▶ _Required task_: Repeat the entries that follow verbatim, without any of their pictures.

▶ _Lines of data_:
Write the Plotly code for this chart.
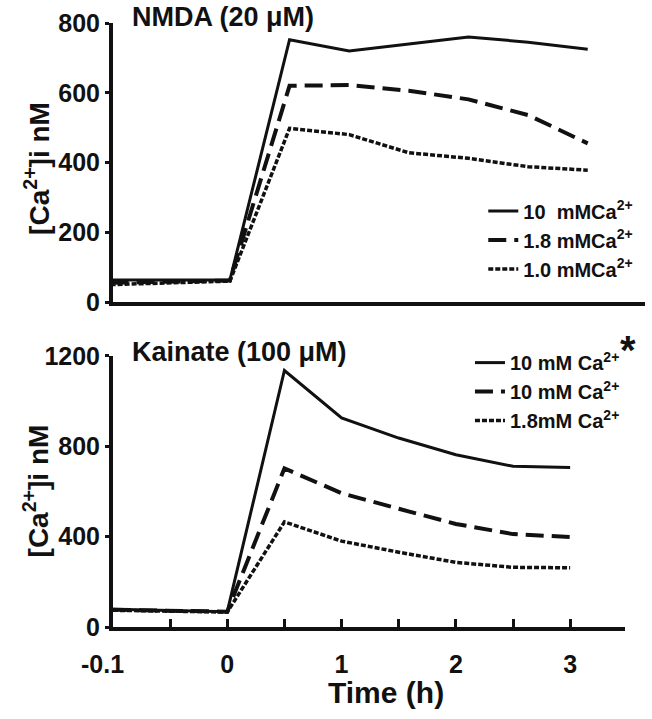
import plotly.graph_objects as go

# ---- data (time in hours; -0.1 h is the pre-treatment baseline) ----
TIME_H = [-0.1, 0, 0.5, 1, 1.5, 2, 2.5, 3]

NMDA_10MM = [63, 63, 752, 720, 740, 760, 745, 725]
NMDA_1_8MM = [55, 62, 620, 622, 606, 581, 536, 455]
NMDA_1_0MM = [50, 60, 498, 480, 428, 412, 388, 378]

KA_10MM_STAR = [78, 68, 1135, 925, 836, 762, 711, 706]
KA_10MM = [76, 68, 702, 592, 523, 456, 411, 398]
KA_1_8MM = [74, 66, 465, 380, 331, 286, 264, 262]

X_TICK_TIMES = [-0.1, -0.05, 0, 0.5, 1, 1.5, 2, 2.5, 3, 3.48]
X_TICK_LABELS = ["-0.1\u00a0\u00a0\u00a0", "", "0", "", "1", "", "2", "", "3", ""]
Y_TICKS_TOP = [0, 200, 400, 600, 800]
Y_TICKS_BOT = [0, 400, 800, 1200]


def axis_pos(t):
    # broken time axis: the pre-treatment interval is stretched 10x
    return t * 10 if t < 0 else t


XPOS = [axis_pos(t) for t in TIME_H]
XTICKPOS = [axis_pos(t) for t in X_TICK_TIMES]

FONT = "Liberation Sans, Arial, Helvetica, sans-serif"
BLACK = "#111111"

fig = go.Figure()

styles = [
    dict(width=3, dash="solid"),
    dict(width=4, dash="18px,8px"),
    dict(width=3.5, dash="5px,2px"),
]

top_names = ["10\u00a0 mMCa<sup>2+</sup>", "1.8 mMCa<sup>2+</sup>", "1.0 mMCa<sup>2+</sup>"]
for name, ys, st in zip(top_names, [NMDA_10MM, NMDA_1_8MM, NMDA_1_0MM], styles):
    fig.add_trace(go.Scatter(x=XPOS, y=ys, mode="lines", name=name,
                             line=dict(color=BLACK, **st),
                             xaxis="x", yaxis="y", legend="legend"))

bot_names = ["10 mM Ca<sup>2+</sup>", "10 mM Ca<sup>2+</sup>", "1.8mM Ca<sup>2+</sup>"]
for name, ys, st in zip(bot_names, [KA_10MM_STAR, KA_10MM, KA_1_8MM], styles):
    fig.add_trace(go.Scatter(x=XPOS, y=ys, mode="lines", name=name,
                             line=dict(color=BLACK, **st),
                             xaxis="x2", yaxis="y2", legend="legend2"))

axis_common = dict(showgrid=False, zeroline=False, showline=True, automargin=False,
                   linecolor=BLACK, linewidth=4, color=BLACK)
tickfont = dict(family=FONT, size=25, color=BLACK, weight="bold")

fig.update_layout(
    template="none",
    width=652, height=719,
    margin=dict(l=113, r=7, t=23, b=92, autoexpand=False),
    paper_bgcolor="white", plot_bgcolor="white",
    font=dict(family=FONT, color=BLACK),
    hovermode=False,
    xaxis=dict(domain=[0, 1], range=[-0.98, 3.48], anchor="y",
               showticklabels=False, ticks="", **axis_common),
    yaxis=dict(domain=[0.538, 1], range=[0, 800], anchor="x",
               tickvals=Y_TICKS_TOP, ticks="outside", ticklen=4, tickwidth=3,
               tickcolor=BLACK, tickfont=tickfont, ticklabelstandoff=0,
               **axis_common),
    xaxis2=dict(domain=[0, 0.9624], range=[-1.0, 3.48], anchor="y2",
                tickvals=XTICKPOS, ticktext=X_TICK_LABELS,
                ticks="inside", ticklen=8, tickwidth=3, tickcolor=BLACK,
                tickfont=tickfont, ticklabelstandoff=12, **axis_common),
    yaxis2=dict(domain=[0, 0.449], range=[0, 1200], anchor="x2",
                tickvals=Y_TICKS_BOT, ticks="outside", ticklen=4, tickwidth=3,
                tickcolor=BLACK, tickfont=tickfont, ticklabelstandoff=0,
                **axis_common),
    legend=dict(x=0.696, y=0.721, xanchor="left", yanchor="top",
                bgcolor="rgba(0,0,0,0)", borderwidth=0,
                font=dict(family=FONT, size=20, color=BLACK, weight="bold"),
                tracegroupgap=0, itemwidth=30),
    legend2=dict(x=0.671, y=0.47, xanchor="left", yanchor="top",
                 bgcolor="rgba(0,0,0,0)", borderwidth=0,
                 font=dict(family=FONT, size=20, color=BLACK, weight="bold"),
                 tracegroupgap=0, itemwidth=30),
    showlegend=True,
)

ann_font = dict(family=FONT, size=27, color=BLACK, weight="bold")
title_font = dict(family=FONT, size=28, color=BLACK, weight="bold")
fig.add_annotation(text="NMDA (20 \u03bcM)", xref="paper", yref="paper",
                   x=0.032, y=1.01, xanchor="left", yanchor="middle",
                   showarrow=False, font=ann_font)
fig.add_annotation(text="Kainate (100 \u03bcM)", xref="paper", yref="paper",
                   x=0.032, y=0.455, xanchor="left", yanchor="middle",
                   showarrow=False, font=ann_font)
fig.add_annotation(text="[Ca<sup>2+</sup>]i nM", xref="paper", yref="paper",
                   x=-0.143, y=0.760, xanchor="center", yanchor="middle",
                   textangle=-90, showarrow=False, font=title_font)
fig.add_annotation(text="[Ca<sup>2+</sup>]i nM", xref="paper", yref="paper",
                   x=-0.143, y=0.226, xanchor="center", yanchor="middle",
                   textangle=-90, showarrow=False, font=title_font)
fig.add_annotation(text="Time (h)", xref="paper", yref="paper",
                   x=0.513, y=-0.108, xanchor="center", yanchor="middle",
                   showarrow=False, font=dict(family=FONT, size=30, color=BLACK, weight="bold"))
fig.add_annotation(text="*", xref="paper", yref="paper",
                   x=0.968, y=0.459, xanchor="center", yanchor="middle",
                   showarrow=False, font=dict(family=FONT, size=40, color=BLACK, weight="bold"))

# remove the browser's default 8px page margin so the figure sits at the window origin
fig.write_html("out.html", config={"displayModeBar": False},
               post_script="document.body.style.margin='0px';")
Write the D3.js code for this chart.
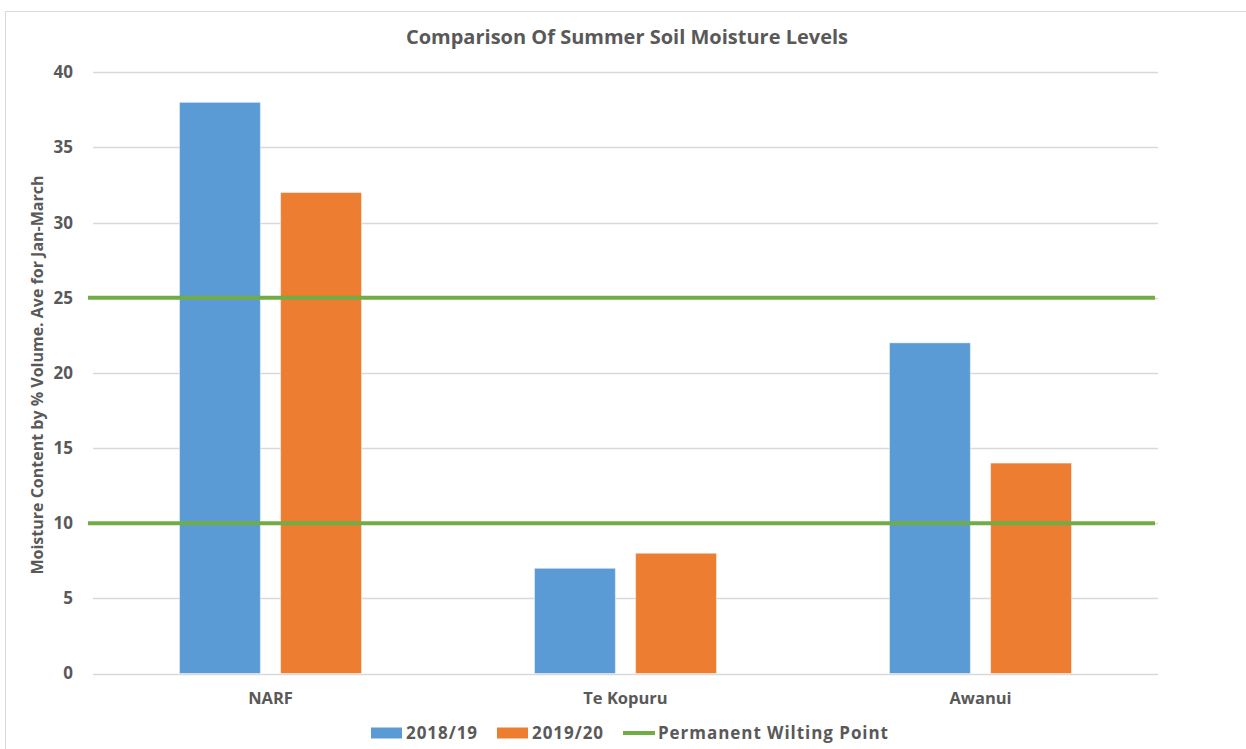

▶ _Solved exercise_:
Write the Plotly code for this chart.
import plotly.graph_objects as go

# ---- data (time in hours; -0.1 h is the pre-treatment baseline) ----
TIME_H = [-0.1, 0, 0.5, 1, 1.5, 2, 2.5, 3]

NMDA_10MM = [63, 63, 752, 720, 740, 760, 745, 725]
NMDA_1_8MM = [55, 62, 620, 622, 606, 581, 536, 455]
NMDA_1_0MM = [50, 60, 498, 480, 428, 412, 388, 378]

KA_10MM_STAR = [78, 68, 1135, 925, 836, 762, 711, 706]
KA_10MM = [76, 68, 702, 592, 523, 456, 411, 398]
KA_1_8MM = [74, 66, 465, 380, 331, 286, 264, 262]

X_TICK_TIMES = [-0.1, -0.05, 0, 0.5, 1, 1.5, 2, 2.5, 3, 3.48]
X_TICK_LABELS = ["-0.1\u00a0\u00a0\u00a0", "", "0", "", "1", "", "2", "", "3", ""]
Y_TICKS_TOP = [0, 200, 400, 600, 800]
Y_TICKS_BOT = [0, 400, 800, 1200]


def axis_pos(t):
    # broken time axis: the pre-treatment interval is stretched 10x
    return t * 10 if t < 0 else t


XPOS = [axis_pos(t) for t in TIME_H]
XTICKPOS = [axis_pos(t) for t in X_TICK_TIMES]

FONT = "Liberation Sans, Arial, Helvetica, sans-serif"
BLACK = "#111111"

fig = go.Figure()

styles = [
    dict(width=3, dash="solid"),
    dict(width=4, dash="18px,8px"),
    dict(width=3.5, dash="5px,2px"),
]

top_names = ["10\u00a0 mMCa<sup>2+</sup>", "1.8 mMCa<sup>2+</sup>", "1.0 mMCa<sup>2+</sup>"]
for name, ys, st in zip(top_names, [NMDA_10MM, NMDA_1_8MM, NMDA_1_0MM], styles):
    fig.add_trace(go.Scatter(x=XPOS, y=ys, mode="lines", name=name,
                             line=dict(color=BLACK, **st),
                             xaxis="x", yaxis="y", legend="legend"))

bot_names = ["10 mM Ca<sup>2+</sup>", "10 mM Ca<sup>2+</sup>", "1.8mM Ca<sup>2+</sup>"]
for name, ys, st in zip(bot_names, [KA_10MM_STAR, KA_10MM, KA_1_8MM], styles):
    fig.add_trace(go.Scatter(x=XPOS, y=ys, mode="lines", name=name,
                             line=dict(color=BLACK, **st),
                             xaxis="x2", yaxis="y2", legend="legend2"))

axis_common = dict(showgrid=False, zeroline=False, showline=True, automargin=False,
                   linecolor=BLACK, linewidth=4, color=BLACK)
tickfont = dict(family=FONT, size=25, color=BLACK, weight="bold")

fig.update_layout(
    template="none",
    width=652, height=719,
    margin=dict(l=113, r=7, t=23, b=92, autoexpand=False),
    paper_bgcolor="white", plot_bgcolor="white",
    font=dict(family=FONT, color=BLACK),
    hovermode=False,
    xaxis=dict(domain=[0, 1], range=[-0.98, 3.48], anchor="y",
               showticklabels=False, ticks="", **axis_common),
    yaxis=dict(domain=[0.538, 1], range=[0, 800], anchor="x",
               tickvals=Y_TICKS_TOP, ticks="outside", ticklen=4, tickwidth=3,
               tickcolor=BLACK, tickfont=tickfont, ticklabelstandoff=0,
               **axis_common),
    xaxis2=dict(domain=[0, 0.9624], range=[-1.0, 3.48], anchor="y2",
                tickvals=XTICKPOS, ticktext=X_TICK_LABELS,
                ticks="inside", ticklen=8, tickwidth=3, tickcolor=BLACK,
                tickfont=tickfont, ticklabelstandoff=12, **axis_common),
    yaxis2=dict(domain=[0, 0.449], range=[0, 1200], anchor="x2",
                tickvals=Y_TICKS_BOT, ticks="outside", ticklen=4, tickwidth=3,
                tickcolor=BLACK, tickfont=tickfont, ticklabelstandoff=0,
                **axis_common),
    legend=dict(x=0.696, y=0.721, xanchor="left", yanchor="top",
                bgcolor="rgba(0,0,0,0)", borderwidth=0,
                font=dict(family=FONT, size=20, color=BLACK, weight="bold"),
                tracegroupgap=0, itemwidth=30),
    legend2=dict(x=0.671, y=0.47, xanchor="left", yanchor="top",
                 bgcolor="rgba(0,0,0,0)", borderwidth=0,
                 font=dict(family=FONT, size=20, color=BLACK, weight="bold"),
                 tracegroupgap=0, itemwidth=30),
    showlegend=True,
)

ann_font = dict(family=FONT, size=27, color=BLACK, weight="bold")
title_font = dict(family=FONT, size=28, color=BLACK, weight="bold")
fig.add_annotation(text="NMDA (20 \u03bcM)", xref="paper", yref="paper",
                   x=0.032, y=1.01, xanchor="left", yanchor="middle",
                   showarrow=False, font=ann_font)
fig.add_annotation(text="Kainate (100 \u03bcM)", xref="paper", yref="paper",
                   x=0.032, y=0.455, xanchor="left", yanchor="middle",
                   showarrow=False, font=ann_font)
fig.add_annotation(text="[Ca<sup>2+</sup>]i nM", xref="paper", yref="paper",
                   x=-0.143, y=0.760, xanchor="center", yanchor="middle",
                   textangle=-90, showarrow=False, font=title_font)
fig.add_annotation(text="[Ca<sup>2+</sup>]i nM", xref="paper", yref="paper",
                   x=-0.143, y=0.226, xanchor="center", yanchor="middle",
                   textangle=-90, showarrow=False, font=title_font)
fig.add_annotation(text="Time (h)", xref="paper", yref="paper",
                   x=0.513, y=-0.108, xanchor="center", yanchor="middle",
                   showarrow=False, font=dict(family=FONT, size=30, color=BLACK, weight="bold"))
fig.add_annotation(text="*", xref="paper", yref="paper",
                   x=0.968, y=0.459, xanchor="center", yanchor="middle",
                   showarrow=False, font=dict(family=FONT, size=40, color=BLACK, weight="bold"))

# remove the browser's default 8px page margin so the figure sits at the window origin
fig.write_html("out.html", config={"displayModeBar": False},
               post_script="document.body.style.margin='0px';")
Write the D3.js code for this chart.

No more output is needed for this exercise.